Schroufe and his students have grown accustomed to the recognition. In addition to attention from the local media (Students get set for Harvest, Clackamas Review, Oct. 7) they’ve been featured in Edutopia, an academic journal founded by filmmaker George Lucas, and PBS’s “News Hour with Jim Lehr.”

"We looked for success stories. We identified schools that were creatively incorporating sustainability into their food systems, buildings and campus, experience of community, and teaching and learning," said Lisa Bennett, Communications Director of the Center for Ecoliteracy at the David Brower Center, which developed the book. " I followed (Schroufe) for several days and saw how enthusiastically and respectfully students engaged with him. He struck me as a teacher's teacher, and someone who has a great deal to share about schooling for sustainability.

"Smart by Nature" takes a look at about 20 schools or districts engaged in different sustainability initiatives across the country. A middle school in Maine grows vegetables at 10 degrees below zero while a New York school runs its own wastewater treatment plant. Many of the schools featured are environmentally themed academies that have popped up in recent years. Not Clackamas. Students and teachers there fund the sustainability program by collecting the school’s recyclables and applying for grants. Schroufe sid he told building administrators the program would not cost the district a dime. He kept his promise.

The program at Clackamas is multi-faceted. The original recycling program is still underway, and the "Smart by Nature" piece follows students as they root through recycling bins and separate cans from bottles. There is also a community garden and a public service aspect. The school works with the Oregon-based nonprofit SOLV on environmental cleanups and tree planting excursions. But one of the program’s most vital pieces is also one of its most basic: it gets students out into nature.

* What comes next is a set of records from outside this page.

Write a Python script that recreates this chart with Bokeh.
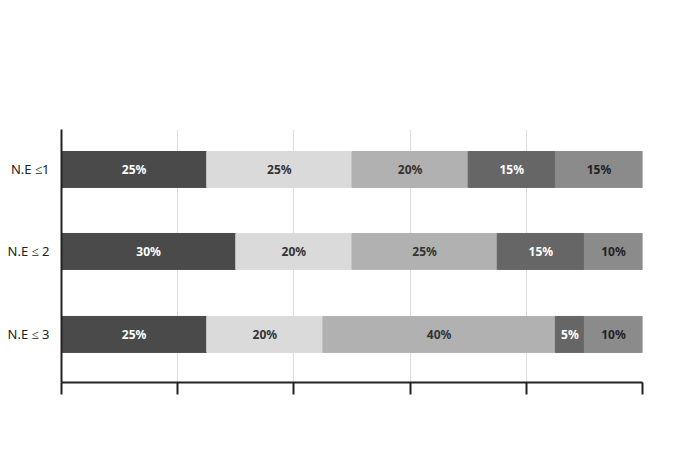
from bokeh.plotting import figure
from bokeh.models import FixedTicker, LinearAxis, Legend, LegendItem, ColumnDataSource, Range1d
from bokeh.core.properties import value
from bokeh.embed import file_html
from bokeh.resources import INLINE

categories = ["N.E ≤1", "N.E ≤ 2", "N.E ≤ 3"]
series = ["Experiencia", "Confianza", "Asesoramiento", "Condiciones comerciales", "Otras"]
values = {
    "Experiencia": [25, 30, 25],
    "Confianza": [25, 20, 20],
    "Asesoramiento": [20, 25, 40],
    "Condiciones comerciales": [15, 15, 5],
    "Otras": [15, 10, 10],
}
colors = ["#4a4a4a", "#dadada", "#b1b1b1", "#666666", "#8b8b8b"]
text_colors = ["white", "#333333", "#333333", "white", "#222222"]
ypos = [0.842, 0.518, 0.190]
bounds = [0.364, 0.723]
FONT = "Noto Sans"

p = figure(frame_width=581, frame_height=253, output_backend="svg", toolbar_location=None,
           x_range=Range1d(0, 100), y_range=Range1d(0, 1),
           min_border_left=61, min_border_top=129, min_border_right=27, min_border_bottom=0)
p.outline_line_color = None
p.ygrid.visible = False
p.xgrid.grid_line_color = "#dddddd"
p.xaxis.ticker = FixedTicker(ticks=[0, 20, 40, 60, 80, 100])
p.xaxis.major_label_text_font_size = "0px"
p.xaxis.major_tick_out = 12
p.xaxis.major_tick_in = 0
p.xaxis.minor_tick_line_color = None
p.xaxis.axis_line_width = 2
p.xaxis.major_tick_line_width = 2
p.xaxis.axis_line_color = "#222222"
p.xaxis.major_tick_line_color = "#222222"

p.yaxis.ticker = FixedTicker(ticks=bounds)
p.yaxis.major_label_text_font_size = "0px"
p.yaxis.major_tick_out = 0
p.yaxis.major_tick_in = 0
p.yaxis.minor_tick_line_color = None
p.yaxis.axis_line_width = 2
p.yaxis.axis_line_color = "#222222"

lab = LinearAxis(ticker=FixedTicker(ticks=ypos),
                 major_label_overrides={y: c for y, c in zip(ypos, categories)},
                 axis_line_color=None, major_tick_line_color=None, minor_tick_line_color=None,
                 major_label_text_font=FONT, major_label_text_font_size="13px",
                 major_label_text_color="#222222", major_label_standoff=6)
p.add_layout(lab, "left")
p.segment(x0=[0.0]*2, x1=[-1.5]*2, y0=bounds, y1=bounds, line_color="#222222", line_width=2)

items = []
left = [0, 0, 0]
for s, c, tc in zip(series, colors, text_colors):
    v = values[s]
    right = [l + x for l, x in zip(left, v)]
    src = ColumnDataSource(dict(y=ypos, left=left, right=right,
                                mid=[(l + r) / 2 for l, r in zip(left, right)],
                                lab=[f"{x}%" for x in v]))
    r = p.hbar(y="y", left="left", right="right", height=0.142, color=c, source=src)
    p.text(x="mid", y="y", text="lab", source=src, text_align="center", text_baseline="middle",
           text_color=tc, text_font=value(FONT), text_font_size="12px", text_font_style="bold")
    items.append(LegendItem(label=s, renderers=[r]))
    left = right

leg = Legend(items=items, orientation="horizontal", location="center",
             label_text_font=FONT, label_text_font_size="13px", label_text_color="#222222",
             glyph_width=13, glyph_height=13, spacing=24, border_line_color=None,
             margin=18, padding=0, background_fill_alpha=0)
p.add_layout(leg, "below")

open("out.html", "w").write(file_html(p, INLINE))
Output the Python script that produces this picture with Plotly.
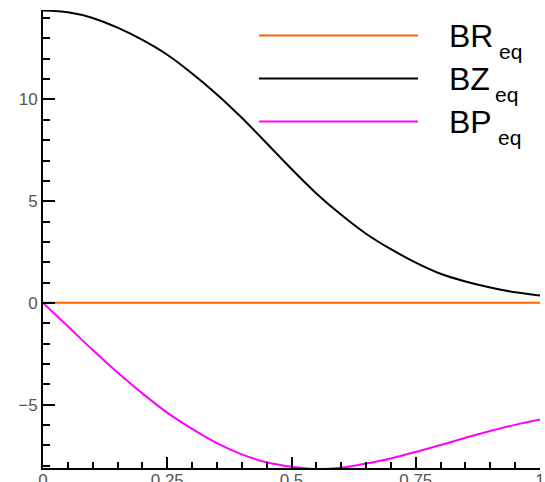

That’s a piece lacking form many of their lives, Schroufe said, noting that the population boom in the Clackamas area has made it a more urban setting, where kids are exposed to video game's, computer screens and manicured lawns — not spiders.

“It’s hard at first, but pretty soon curiosity overcomes them and they kind of revert to the way they were when they were kids,” Schroufe said of students in his class. “There’s an adjustment period of just taking three weeks and working through some of the barriers for those kids, and it makes all the difference in the world … eventually, they want to go outside.”